Puerto Rico’s public schools should be preserved and strengthened, not shunted aside in favor of charter schools and vouchers, Democratic lawmakers and the American Federation of Teachers President Randi Weingarten said here on Thursday.
Sens. Richard Blumenthal of Connecticut, Bernie Sanders of Vermont, and Elizabeth Warren of Massachusetts said the plan for the island’s educational system, put forward by Gov. Ricardo Rosselló and Secretary of Education Julia Keleher, would hurt Puerto Rico’s recovery. (More on that plan, which hasn’t gotten final approval, below.)
The senators touted the Puerto Rico and Virgin Islands Equitable Rebuild Act, written by Sanders and cosponsored by Blumenthal and Warren, as a “Marshall Plan"-style effort to rebuild Puerto Rico, referring to the influx of financial aid for Europe after World War II. The bill would provide $3.16 billion in aid to Puerto Rico and the U.S. Virgin Islands in fiscal 2018 for education and Head Start.
Go here for our on-the-ground reporting examining Puerto Rico’s schools’ progress and lingering challenges from about a month ago. We also visited schools there in early October. Hurricane Maria struck the island in September, causing extensive damage and triggering fears about the island’s future.
The senators spoke at an event hosted by the Albert Shanker Institute, which supports public education and the role of unions.
Nearly all of Puerto Rico’s public schools have reopened, but some don’t have power at all and must conduct classes in the dark. Enrollment in public schools stands at about 320,000, down from a pre-Hurricane Maria level of 350,000. Some schools have only intermittent power.
Rosselló and Keleher have made waves for proposing to close about 300 public schools, more than a quarter of the island’s 1,100, and introducing new schools similiar to charter schools. Keleher has also said she wants to introduce vouchers to Puerto Rico, although she said the island’s situation needs to stabilize first.
You can watch Keleher discuss her views on the island’s system here or in the video above. Both officials say it would accelerate a badly needed overhaul of the island’s schools that pre-dates Hurricane Maria.
‘Disrupt and Destabilize’
However, the island’s teachers’ union vigorously opposes the plan because of the impact it says it would have on teachers’ jobs, students, and local communities. Sanders and others echoed the union’s opposition on Thursday.
“The proposal in Puerto Rico to transition to charter schools and the use of private school vouchers is one that mirrors what happened in New Orleans after Hurricane Katrina,” Sanders said.
“The school privatization proposal in Puerto Rico would pull much-needed money away from public schools. ... The proposal at hand would completely disrupt and destabilize the existing public school system already struggling to rebuild.”
Warren also attacked the federal government’s efforts to help Puerto Rico recover as “embarrassing,” saying Washington needed to do much more.
“Now is the time for Puerto Rico to redouble its investment in public education. Cuts to education send a grim message about the future of the island,” she said.

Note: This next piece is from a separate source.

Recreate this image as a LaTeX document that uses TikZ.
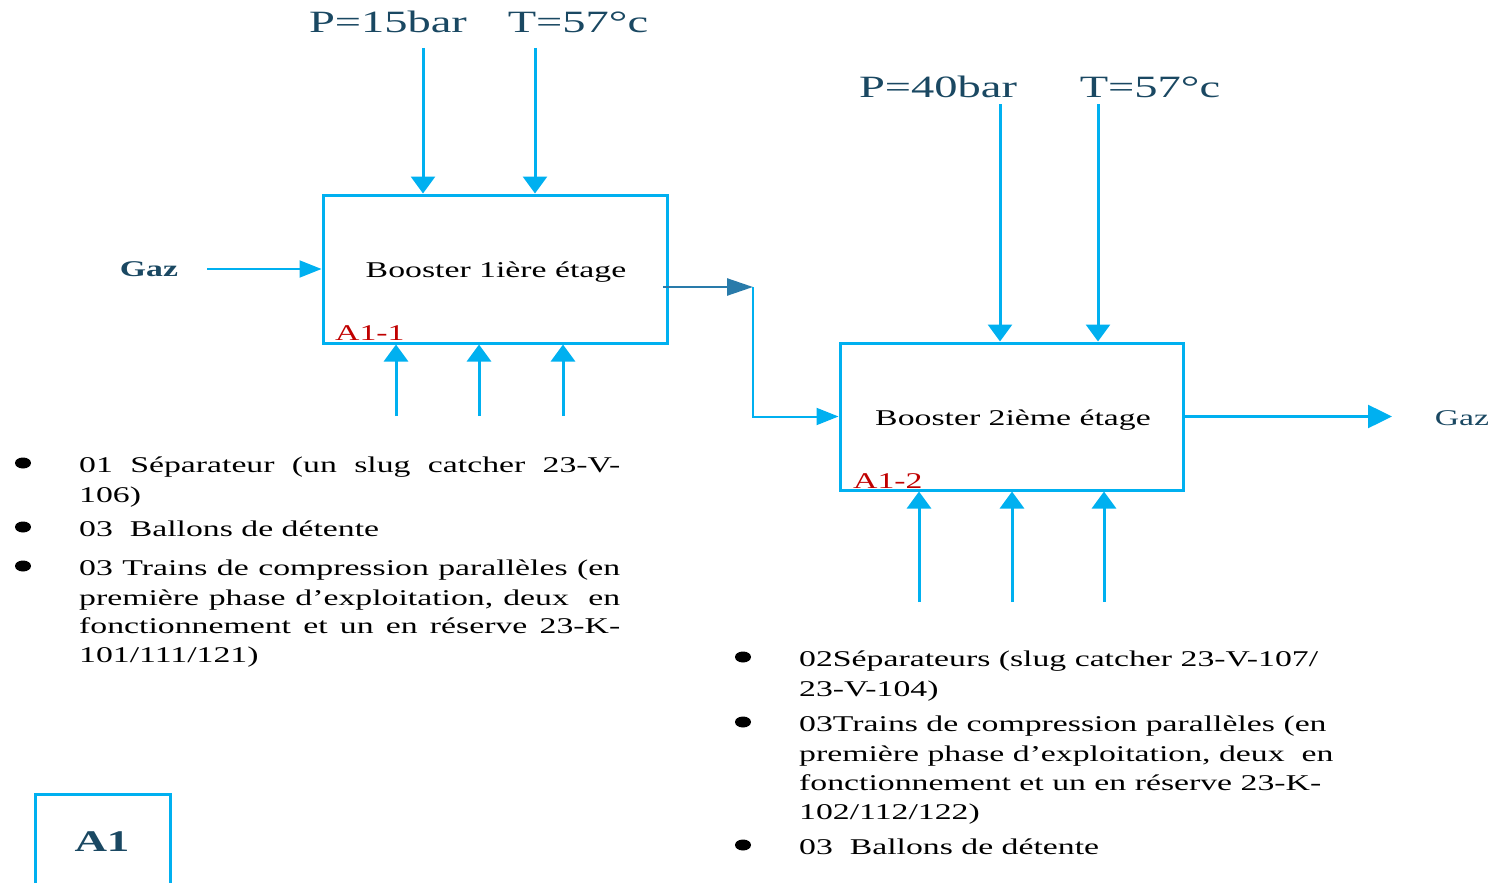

Federal data on Puerto Rico’s school performance is scanty compared to statistics people have become accustomed to seeing about states and the District of Columbia. But the available information indicates that the island’s students have struggled academically for several years.
Keleher told Education Week that the island’s educational system had been in decline since it served Puerto Ricans now in their 50s, and that it no longer provides what could be considered a high-quality education to all children.
“I have a lot less [money than many U.S. mainland school systems] and I have to go a lot further,” Keleher said. “So what we’re going to do is not talk about what, for a community, one school might be, but what is the best utilization for the common good, for the collective benefit, of the student population?”
But Weingarten said rather than close schools and create charters and vouchers, Puerto Rico should get new community schools, expanded learning time for students, and new professional learning hubs for teachers.
“Public schools were the first places many people were able to get a hot meal,” Weingarten said, referring to the immediate aftermath of Maria. “They are the pillars of any effort to rebuild Puerto Rico.”
Blumenthal and Warren are Democrats, while Sanders is an independent who caucuses with the Democrats. Other cosponsors are Sen. Cory Booker, D-N.J.; Sen. Kirsten Gillibrand, D-N.Y.; Sen. Kamala Harris D-Calif., and Sen. Ed Markey, D-Mass.